Heather Cox Richardson:
And that idea of the now Republican Party, as shown in the Tennessee legislature, doubling down on this idea that they and only they define America at a time when their numbers are really a minority in this country.
Joanne Freeman:
Which of course is why they’re doing this.
Heather Cox Richardson:
Which is exactly why they’re doing it. That’s right. It was rhetoric that served them to try and build a majority. When it didn’t do that, it is now hardened into a kernel of minority rule that is profoundly anti-democratic. And in Tennessee, what just happened there is all on tape. And you wonder if this is the moment when, for example, people look at this and say, this is not our country.
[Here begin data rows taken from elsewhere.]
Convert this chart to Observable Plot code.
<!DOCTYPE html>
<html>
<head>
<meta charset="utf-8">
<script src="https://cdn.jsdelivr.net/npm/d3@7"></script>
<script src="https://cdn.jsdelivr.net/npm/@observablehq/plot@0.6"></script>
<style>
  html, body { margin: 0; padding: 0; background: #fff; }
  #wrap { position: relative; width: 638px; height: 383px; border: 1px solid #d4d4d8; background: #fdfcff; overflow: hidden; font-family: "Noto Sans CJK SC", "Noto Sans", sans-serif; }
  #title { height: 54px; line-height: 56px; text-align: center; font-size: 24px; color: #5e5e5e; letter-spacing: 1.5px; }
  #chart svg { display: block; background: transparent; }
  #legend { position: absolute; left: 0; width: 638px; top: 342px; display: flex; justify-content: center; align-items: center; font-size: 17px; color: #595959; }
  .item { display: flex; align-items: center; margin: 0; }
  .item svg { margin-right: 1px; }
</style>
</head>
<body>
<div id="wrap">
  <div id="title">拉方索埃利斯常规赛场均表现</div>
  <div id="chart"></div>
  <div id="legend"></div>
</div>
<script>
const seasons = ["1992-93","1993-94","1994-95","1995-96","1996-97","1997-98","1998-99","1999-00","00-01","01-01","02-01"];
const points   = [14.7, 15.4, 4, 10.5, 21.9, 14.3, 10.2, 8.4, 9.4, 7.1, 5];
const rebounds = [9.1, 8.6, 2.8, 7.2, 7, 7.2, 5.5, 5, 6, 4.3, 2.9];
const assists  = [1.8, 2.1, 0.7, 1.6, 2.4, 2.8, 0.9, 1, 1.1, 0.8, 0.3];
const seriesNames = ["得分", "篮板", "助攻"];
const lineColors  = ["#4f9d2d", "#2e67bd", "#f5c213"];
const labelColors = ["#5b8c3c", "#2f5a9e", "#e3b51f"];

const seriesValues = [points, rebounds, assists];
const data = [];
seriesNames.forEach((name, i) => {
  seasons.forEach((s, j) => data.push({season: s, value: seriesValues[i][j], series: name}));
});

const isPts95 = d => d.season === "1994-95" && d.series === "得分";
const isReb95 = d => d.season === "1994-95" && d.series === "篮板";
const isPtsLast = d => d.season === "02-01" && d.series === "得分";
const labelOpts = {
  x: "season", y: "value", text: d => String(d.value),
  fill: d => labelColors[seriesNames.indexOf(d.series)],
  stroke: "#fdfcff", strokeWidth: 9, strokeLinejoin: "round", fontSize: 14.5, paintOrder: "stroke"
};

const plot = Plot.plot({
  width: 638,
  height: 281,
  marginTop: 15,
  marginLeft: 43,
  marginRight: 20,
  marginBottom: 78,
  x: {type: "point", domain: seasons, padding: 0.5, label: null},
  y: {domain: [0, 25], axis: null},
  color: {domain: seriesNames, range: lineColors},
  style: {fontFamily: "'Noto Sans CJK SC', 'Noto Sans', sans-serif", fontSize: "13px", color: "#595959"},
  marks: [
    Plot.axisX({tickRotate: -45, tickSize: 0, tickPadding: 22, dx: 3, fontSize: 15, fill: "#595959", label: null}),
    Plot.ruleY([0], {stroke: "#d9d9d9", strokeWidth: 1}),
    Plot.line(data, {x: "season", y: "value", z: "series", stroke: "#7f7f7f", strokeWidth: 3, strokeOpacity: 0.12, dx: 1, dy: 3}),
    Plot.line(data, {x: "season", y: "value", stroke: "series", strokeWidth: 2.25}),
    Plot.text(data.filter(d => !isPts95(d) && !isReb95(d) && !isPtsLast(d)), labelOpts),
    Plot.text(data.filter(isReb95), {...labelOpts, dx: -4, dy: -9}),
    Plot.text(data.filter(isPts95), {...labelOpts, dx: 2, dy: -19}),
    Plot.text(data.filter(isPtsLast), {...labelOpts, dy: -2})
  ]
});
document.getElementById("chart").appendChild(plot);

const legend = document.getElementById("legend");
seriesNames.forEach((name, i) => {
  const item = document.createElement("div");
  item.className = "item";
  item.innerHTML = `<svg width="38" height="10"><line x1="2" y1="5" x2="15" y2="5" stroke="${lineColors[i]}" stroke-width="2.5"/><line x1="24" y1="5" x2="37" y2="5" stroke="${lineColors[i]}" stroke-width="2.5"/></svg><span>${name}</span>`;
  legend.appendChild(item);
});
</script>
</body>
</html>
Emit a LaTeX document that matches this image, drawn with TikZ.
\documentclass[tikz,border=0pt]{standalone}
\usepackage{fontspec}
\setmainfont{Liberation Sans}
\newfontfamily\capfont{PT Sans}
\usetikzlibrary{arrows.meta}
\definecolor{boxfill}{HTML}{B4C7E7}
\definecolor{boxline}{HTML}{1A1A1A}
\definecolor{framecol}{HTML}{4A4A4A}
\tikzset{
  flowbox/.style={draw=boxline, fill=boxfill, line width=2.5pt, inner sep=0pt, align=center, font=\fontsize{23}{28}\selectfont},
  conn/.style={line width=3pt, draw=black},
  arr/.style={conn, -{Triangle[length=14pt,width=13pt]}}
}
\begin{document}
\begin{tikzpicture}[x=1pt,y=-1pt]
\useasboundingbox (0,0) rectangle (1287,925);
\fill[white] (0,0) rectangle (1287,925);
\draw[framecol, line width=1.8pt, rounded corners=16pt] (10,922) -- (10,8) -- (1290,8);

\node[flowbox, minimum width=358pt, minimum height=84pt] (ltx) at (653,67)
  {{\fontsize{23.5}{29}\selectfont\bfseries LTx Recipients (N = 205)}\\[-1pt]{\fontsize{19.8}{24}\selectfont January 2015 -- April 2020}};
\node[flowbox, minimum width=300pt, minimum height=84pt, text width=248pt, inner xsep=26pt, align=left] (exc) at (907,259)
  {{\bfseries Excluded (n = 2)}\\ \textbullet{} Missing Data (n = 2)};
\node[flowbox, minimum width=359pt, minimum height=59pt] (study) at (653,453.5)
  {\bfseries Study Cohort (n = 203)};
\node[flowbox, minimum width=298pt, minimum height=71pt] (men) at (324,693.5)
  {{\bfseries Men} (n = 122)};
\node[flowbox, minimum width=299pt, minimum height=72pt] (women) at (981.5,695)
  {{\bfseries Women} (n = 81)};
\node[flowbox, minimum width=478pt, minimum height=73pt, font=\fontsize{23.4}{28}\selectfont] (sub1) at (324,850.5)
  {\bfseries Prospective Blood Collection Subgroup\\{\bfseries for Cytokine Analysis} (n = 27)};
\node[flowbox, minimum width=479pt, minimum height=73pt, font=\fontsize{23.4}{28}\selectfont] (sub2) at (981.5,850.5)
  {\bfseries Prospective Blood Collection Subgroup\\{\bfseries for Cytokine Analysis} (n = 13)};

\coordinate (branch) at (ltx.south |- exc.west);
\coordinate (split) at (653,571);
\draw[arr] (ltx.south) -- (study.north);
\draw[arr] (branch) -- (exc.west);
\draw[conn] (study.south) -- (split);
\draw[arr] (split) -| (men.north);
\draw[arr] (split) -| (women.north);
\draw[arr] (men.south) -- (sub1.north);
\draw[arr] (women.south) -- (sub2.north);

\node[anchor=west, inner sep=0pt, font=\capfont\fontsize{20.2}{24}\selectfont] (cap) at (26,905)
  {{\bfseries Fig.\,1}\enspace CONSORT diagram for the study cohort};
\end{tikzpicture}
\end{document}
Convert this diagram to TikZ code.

This is not the way we want this country to operate.
Joanne Freeman:
Historically speaking, there are those moments when something is pushed too far, when people assume too much of a lack of total accountability, where things go to such a length, or there’s such undeniable evidence of a wrong being done, that there is a reaction. And the fact of the matter is, regardless of what’s happening all over the United States, our government is grounded on public opinion to an extreme degree. It’s grounded on public opinion through the representative process. It’s grounded on public opinion, just for the simple fact that what Americans think matters to politicians. That’s their base, that’s their constituency. It’s why we see so much of the extremism that we see is politicians and people with power trying to pander to or appeal to the American people. So just as you’re saying, Heather, historians that we are, we can’t predict what’s going to happen. But given everything that we said at the outset and given the outcomes of these incidents that we’ve been talking about throughout the episode, this is a really interesting moment to see what the ultimate response will be to what’s happening in Tennessee and how that will play out.